Saturday, February 13, 2010

Haciendas & Flamingos

There are many haciendas in the Yucatan. They were originally large estates that mostly grew foodstuffs and didn't make a big profit. In the 19th century almost all of the haciendas started producing henequen, a fiber of the sisal plant that was used to bale hay. Prices and profits grew until a bust in the 1920s (I think I read a synthetic fiber replaced the henequen) and the haciendas entered a decline. Today many haciendas are luxury hotels and retreats a few are museums. We visited the Hacienda Yaxcopil. Most of the estate and the henequen factory are ruined and the main home is in need of a lot of repair, but it was interested to see and imagine how beautiful it once was. This is the main gate.

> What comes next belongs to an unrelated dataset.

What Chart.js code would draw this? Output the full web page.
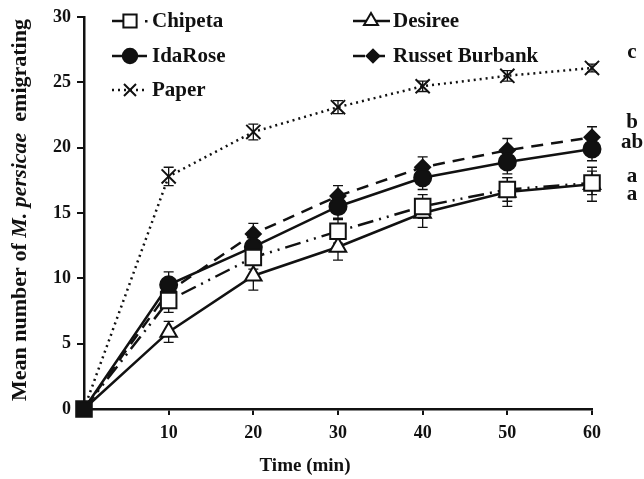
<!DOCTYPE html>
<html>
<head>
<meta charset="utf-8">
<script src="https://cdn.jsdelivr.net/npm/chart.js@4/dist/chart.umd.min.js"></script>
<style>
    html, body { margin: 0; padding: 0; background: #fff; }
    #wrap { width: 644px; height: 479px; }
</style>
</head>
<body>
<div id="wrap"><canvas id="chart" width="644" height="479"></canvas></div>
<script>
// Данные графика (время в минутах)
const times = [0, 10, 20, 30, 40, 50, 60];
const chipeta = [0, 8.3, 11.6, 13.6, 15.5, 16.8, 17.3];
const desiree = [0, 5.9, 10.2, 12.4, 15.0, 16.6, 17.2];
const idaRose = [0, 9.5, 12.4, 15.5, 17.7, 18.9, 19.9];
const russet = [0, 9.0, 13.4, 16.3, 18.5, 19.8, 20.8];
const paper = [0, 17.8, 21.2, 23.1, 24.7, 25.5, 26.1];

// Стандартные ошибки
const chipetaErr = [0, 0.9, 0.9, 0.9, 0.9, 0.9, 0.9];
const desireeErr = [0, 0.8, 1.1, 1.0, 1.1, 1.1, 1.3];
const idaRoseErr = [0, 1.0, 0.9, 0.9, 0.9, 0.9, 0.9];
const russetErr = [0, 0.9, 0.8, 0.8, 0.8, 0.9, 0.8];
const paperErr = [0, 0.7, 0.6, 0.5, 0.4, 0.4, 0.3];

const yTicks = [0, 5, 10, 15, 20, 25, 30];
const xTicks = [10, 20, 30, 40, 50, 60];

// Буквы значимости справа
const sigLetters = ['c', 'b', 'ab', 'a', 'a'];
const sigLevels = [27.3, 21.9, 20.4, 17.8, 16.4];

const FONT = '"Liberation Serif", "Times New Roman", serif';
const INK = '#111';

function toPoints(values) {
    return values.map((v, i) => ({ x: times[i], y: v }));
}

// Радиус точек: в нуле виден только чёрный квадрат
function radii(r, showFirst) {
    return times.map((t, i) => (i === 0 && !showFirst) ? 0 : r);
}

const seriesStyle = [
    { label: 'Chipeta', data: chipeta, err: chipetaErr, pointStyle: 'rect', radius: 11, fill: ['#111', '#fff', '#fff', '#fff', '#fff', '#fff', '#fff'], legendFill: '#fff', dash: [16, 6, 2, 6, 2, 6] },
    { label: 'Desiree', data: desiree, err: desireeErr, pointStyle: 'triangle', radius: 9.5, fill: '#fff', legendFill: '#fff', dash: [] },
    { label: 'IdaRose', data: idaRose, err: idaRoseErr, pointStyle: 'circle', radius: 8.5, fill: '#111', legendFill: '#111', dash: [] },
    { label: 'Russet Burbank', data: russet, err: russetErr, pointStyle: 'rectRot', radius: 7.5, fill: '#111', legendFill: '#111', dash: [12, 8] },
    { label: 'Paper', data: paper, err: paperErr, pointStyle: 'crossRot', radius: 10, fill: '#111', legendFill: '#111', dash: [2, 4] }
];

// Плагин: планки погрешностей
const errorBars = {
    id: 'errorBars',
    beforeDatasetsDraw(chart) {
        const ctx = chart.ctx;
        const ys = chart.scales.y;
        ctx.save();
        ctx.strokeStyle = INK;
        ctx.lineWidth = 1.3;
        chart.data.datasets.forEach((ds, di) => {
            const meta = chart.getDatasetMeta(di);
            meta.data.forEach((pt, i) => {
                const e = ds.err[i];
                if (!e) return;
                const v = ds.data[i].y;
                const top = ys.getPixelForValue(v + e);
                const bot = ys.getPixelForValue(v - e);
                ctx.beginPath();
                ctx.moveTo(pt.x, top); ctx.lineTo(pt.x, bot);
                ctx.moveTo(pt.x - 5, top); ctx.lineTo(pt.x + 5, top);
                ctx.moveTo(pt.x - 5, bot); ctx.lineTo(pt.x + 5, bot);
                ctx.stroke();
            });
        });
        ctx.restore();
    }
};

// Плагин: легенда, подписи осей и буквы
const decorations = {
    id: 'decorations',
    afterDraw(chart) {
        const ctx = chart.ctx;
        const ys = chart.scales.y;
        ctx.save();

        // легенда
        const legendPos = [
            { x1: 112, x2: 147, mx: 130, tx: 152, y: 21 },
            { x1: 353, x2: 390, mx: 371, tx: 393, y: 21 },
            { x1: 112, x2: 147, mx: 130, tx: 152, y: 56 },
            { x1: 353, x2: 390, mx: 373, tx: 393, y: 56 },
            { x1: 112, x2: 147, mx: 130, tx: 152, y: 90 }
        ];
        seriesStyle.forEach((s, i) => {
            const p = legendPos[i];
            ctx.strokeStyle = INK;
            ctx.lineWidth = 2.5;
            ctx.setLineDash(s.label === 'Chipeta' ? [] : s.dash);
            ctx.beginPath();
            if (s.label === 'Chipeta') {
                ctx.moveTo(p.x1, p.y); ctx.lineTo(p.mx, p.y);
                ctx.stroke();
                ctx.fillStyle = INK;
                ctx.fillRect(p.x2 - 2, p.y - 1, 2.5, 2.5);
            } else {
                ctx.moveTo(p.x1, p.y); ctx.lineTo(p.x2, p.y);
                ctx.stroke();
            }
            ctx.setLineDash([]);
            ctx.fillStyle = s.legendFill;
            ctx.strokeStyle = INK;
            ctx.lineWidth = 2;
            Chart.helpers.drawPoint(ctx, {
                pointStyle: s.pointStyle,
                radius: s.radius * 0.85,
                rotation: 0,
                borderWidth: 2
            }, p.mx, p.y);
            ctx.fillStyle = INK;
            ctx.font = 'bold 21px ' + FONT;
            ctx.textAlign = 'left';
            ctx.textBaseline = 'middle';
            ctx.fillText(s.label, p.tx, p.y + 1);
        });

        // буквы значимости
        ctx.font = 'bold 21px ' + FONT;
        ctx.textAlign = 'center';
        ctx.textBaseline = 'middle';
        sigLetters.forEach((t, i) => {
            ctx.fillText(t, 632, ys.getPixelForValue(sigLevels[i]));
        });

        // подпись оси X
        ctx.font = 'bold 19px ' + FONT;
        ctx.fillText('Time (min)', 305, 466);

        // подпись оси Y со смешанным начертанием
        const parts = [
            { t: 'Mean number of ', f: 'bold 22px ' + FONT },
            { t: 'M. persicae', f: 'italic bold 22px ' + FONT },
            { t: '  emigrating', f: 'bold 22px ' + FONT }
        ];
        let total = 0;
        parts.forEach(p => { ctx.font = p.f; p.w = ctx.measureText(p.t).width; total += p.w; });
        ctx.translate(20, 210);
        ctx.rotate(-Math.PI / 2);
        ctx.textAlign = 'left';
        let cx = -total / 2;
        parts.forEach(p => { ctx.font = p.f; ctx.fillText(p.t, cx, 0); cx += p.w; });
        ctx.restore();
    }
};

new Chart(document.getElementById('chart'), {
    type: 'line',
    data: {
        datasets: seriesStyle.map((s, di) => ({
            label: s.label,
            data: toPoints(s.data),
            err: s.err,
            borderColor: INK,
            borderWidth: 2.5,
            borderDash: s.dash,
            pointStyle: s.pointStyle,
            pointRadius: radii(s.radius, di === 0),
            pointHoverRadius: radii(s.radius, di === 0),
            pointBackgroundColor: s.fill,
            pointBorderColor: INK,
            pointBorderWidth: 2,
            tension: 0,
            fill: false,
            clip: false
        }))
    },
    options: {
        responsive: false,
        animation: false,
        layout: { padding: { left: 0, right: 52, top: 17, bottom: 0 } },
        plugins: {
            legend: { display: false },
            tooltip: { enabled: false }
        },
        scales: {
            x: {
                type: 'linear',
                min: 0,
                max: 60,
                afterFit: (scale) => { scale.height = 70; },
                afterBuildTicks: (scale) => { scale.ticks = [0].concat(xTicks).map(v => ({ value: v })); },
                ticks: {
                    color: INK,
                    padding: 8,
                    font: { family: FONT, size: 18, weight: 'bold' },
                    callback: (v) => v === 0 ? '' : v
                },
                grid: { drawOnChartArea: false, drawTicks: true, tickLength: 6, color: INK, lineWidth: 2 },
                border: { color: INK, width: 2.5 }
            },
            y: {
                min: 0,
                max: 30,
                afterFit: (scale) => { scale.width = 84; },
                afterBuildTicks: (scale) => { scale.ticks = yTicks.map(v => ({ value: v })); },
                ticks: {
                    color: INK,
                    padding: 6,
                    font: { family: FONT, size: 18, weight: 'bold' }
                },
                grid: { drawOnChartArea: false, drawTicks: true, tickLength: 7, color: INK, lineWidth: 2 },
                border: { color: INK, width: 2.5 }
            }
        }
    },
    plugins: [errorBars, decorations]
});
</script>
</body>
</html>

The front steps up to the main entry

View of the factory from the main house

Inside the main house
The courtyard between the main house and the kitchen and dining rooms

The henequen factory
Flamingos! After visiting the hacienda we drove to Port Progreso, on the Gulf of Mexico. Progreso is Merida's weekend beach resort and driving east along the coast we saw the back of beautiful, beautiful homes lining the coast. Also on this road, on the opposite side from the ocean, is a flamingo viewing tower. I think this must be a shallow estuary. Here's Omar looking for flamingos, we saw a few, but they were far away, you could hardly see them through the binoculars.

Further down the road we stopped to look at this big group of flamingoes, must closer than from the watchtower.

And then we turned off the the main road to take a different route back to Merida and saw hundreds of flamingoes so close to the road!



I think they were even closer than they look in this picture, but there I am on the road.